El Poder Judicial está a punto de caer en las redes del poder político. Es una construcción sistemática del autoritarismo que no necesita represión frontal porque logra que la sociedad legitime sutil e inconscientemente su subordinación.


No es regresión accidental sino proyecto consciente. Cada reforma, cada “transformación” apunta en la misma dirección: concentración absoluta del poder. Es el manual del autoritarismo del siglo XXI, donde la destrucción de la democracia se hace en nombre de la democracia misma.



La dignidad del silencio


Este primer domingo de junio, cuando las urnas queden a medio llenar, cuando el silencio ciudadano sea más elocuente que cualquier discurso oficial, cuando la abstención se convierta en la forma más alta de participación política, quedará demostrado que México conserva reservas morales que ningún autoritarismo puede quebrar definitivamente.
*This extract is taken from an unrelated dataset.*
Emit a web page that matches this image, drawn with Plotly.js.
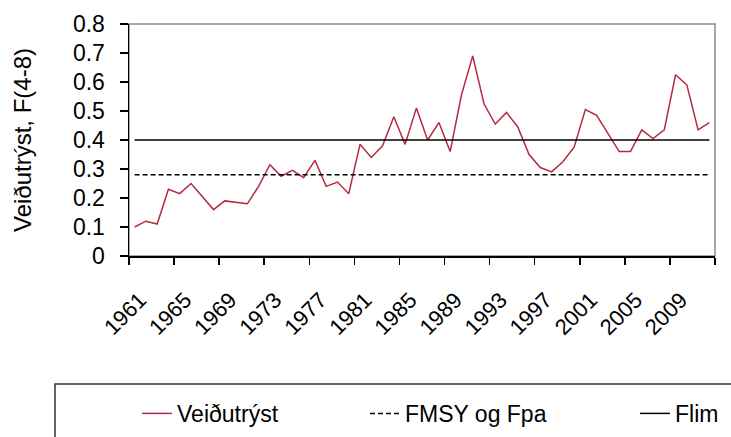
<!DOCTYPE html>
<html>
<head>
<meta charset="utf-8">
<script src="https://cdn.plot.ly/plotly-3.0.1.min.js"></script>
<style>html,body{margin:0;padding:0;background:#fff;}#chart{width:731px;height:437px;}</style>
</head>
<body>
<div id="chart"></div>
<script>
// Years (categories)
const years = [1961,1962,1963,1964,1965,1966,1967,1968,1969,1970,
               1971,1972,1973,1974,1975,1976,1977,1978,1979,1980,
               1981,1982,1983,1984,1985,1986,1987,1988,1989,1990,
               1991,1992,1993,1994,1995,1996,1997,1998,1999,2000,
               2001,2002,2003,2004,2005,2006,2007,2008,2009,2010,
               2011,2012];
// Fishing mortality F(4-8)
const fishingMortality = [0.10,0.12,0.11,0.23,0.215,0.25,0.205,0.16,0.19,0.185,
                          0.18,0.24,0.315,0.275,0.295,0.27,0.33,0.24,0.255,0.215,
                          0.385,0.34,0.38,0.48,0.385,0.51,0.40,0.46,0.36,0.555,
                          0.69,0.525,0.455,0.495,0.445,0.35,0.305,0.29,0.325,0.375,
                          0.505,0.485,0.42,0.36,0.36,0.435,0.405,0.435,0.625,0.59,
                          0.435,0.46];
// Reference points
const fmsyValue = 0.28;
const flimValue = 0.40;
// Tick labels on the x axis
const tickLabelYears = [1961,1965,1969,1973,1977,1981,1985,1989,1993,1997,2001,2005,2009];
const seriesNames = ['Veiðutrýst','FMSY og Fpa','Flim'];
const yTitle = 'Veiðutrýst, F(4-8)';

const FONT = 'Liberation Sans, Arial, sans-serif';

// Tick marks sit between categories; labels shifted to the category
const tickVals = tickLabelYears.map(y => y - 0.5).concat([years[years.length - 1] + 0.5]);
const tickText = tickLabelYears.map(String).concat(['']);

const traces = [
  {
    x: years, y: fishingMortality, name: seriesNames[0], type: 'scatter', mode: 'lines',
    line: {color: '#b52a40', width: 1.5}, legend: 'legend'
  },
  {
    x: years, y: years.map(() => fmsyValue), name: seriesNames[1], type: 'scatter', mode: 'lines',
    line: {color: '#000000', width: 1.5, dash: '5px,3px'}, legend: 'legend2'
  },
  {
    x: years, y: years.map(() => flimValue), name: seriesNames[2], type: 'scatter', mode: 'lines',
    line: {color: '#000000', width: 1.5}, legend: 'legend3'
  }
];

const legendCommon = {
  orientation: 'h', xanchor: 'left', yanchor: 'top', y: -0.586,
  font: {family: FONT, size: 23, color: '#000'}, bgcolor: 'rgba(0,0,0,0)', borderwidth: 0
};

const layout = {
  width: 731, height: 437,
  margin: {l: 129, r: 16, t: 24, b: 181, autoexpand: false},
  paper_bgcolor: '#ffffff', plot_bgcolor: '#ffffff',
  font: {family: FONT, color: '#000'},
  showlegend: true,
  legend: Object.assign({}, legendCommon, {x: 0.0137}),
  legend2: Object.assign({}, legendCommon, {x: 0.4027}),
  legend3: Object.assign({}, legendCommon, {x: 0.8635}),
  xaxis: {
    range: [years[0] - 0.5, years[years.length - 1] + 0.5],
    tickmode: 'array', tickvals: tickVals, ticktext: tickText,
    tickangle: -45, ticklabelshift: 11, ticklabelstandoff: 14,
    ticks: 'outside', ticklen: 7, tickwidth: 1.5, tickcolor: '#000',
    showline: true, linecolor: '#000', linewidth: 1.5,
    showgrid: false, zeroline: false,
    tickfont: {family: FONT, size: 22, color: '#000'}
  },
  yaxis: {
    range: [0, 0.8], dtick: 0.1, tick0: 0,
    ticks: 'outside', ticklen: 8, tickwidth: 1.5, tickcolor: '#000',
    ticklabelstandoff: 10,
    showline: true, linecolor: '#000', linewidth: 1.5,
    showgrid: false, zeroline: false,
    tickfont: {family: FONT, size: 23, color: '#000'},
    title: {text: yTitle, font: {family: FONT, size: 24, color: '#000'}, standoff: 34}
  },
  shapes: [
    {type: 'rect', xref: 'paper', yref: 'paper', x0: 0, x1: 1, y0: 0, y1: 1,
     line: {color: '#8a8a8a', width: 1.5}, layer: 'below'},
    {type: 'rect', xref: 'paper', yref: 'paper', x0: -0.1263, x1: 1.06, y0: -0.5517, y1: -0.95,
     line: {color: '#333333', width: 1.5}, layer: 'below'}
  ]
};

Plotly.newPlot('chart', traces, layout, {displayModeBar: false, staticPlot: true});
</script>
</body>
</html>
Donde votar se convierte en traición a la democracia, no votar es un acto patriótico. Donde participar significa legitimar la destrucción institucional, abstenerse es la única forma coherente de defender a las instituciones. Donde la voluntad popular es secuestrada por la voluntad presidencial, el silencio electoral se convierte en grito de dignidad.


La historia juzgará este momento no por quienes votaron en esta elección viciada desde su origen, sino por quienes tuvieron la grandeza moral para negarse a participar en la farsa. El silencio del primer domingo de junio será recordado como el día en que una parte de México eligió la dignidad sobre la complicidad, coherencia sobre conveniencia, República sobre autoritarismo disfrazado.


En tiempos donde la participación se vuelve complicidad y el voto legitimación del abuso, el silencio consciente es el último bastión de resistencia democrática. Es la forma más pura de decir “no” cuando todas las opciones oficiales no son más que variaciones del mismo tono autoritario.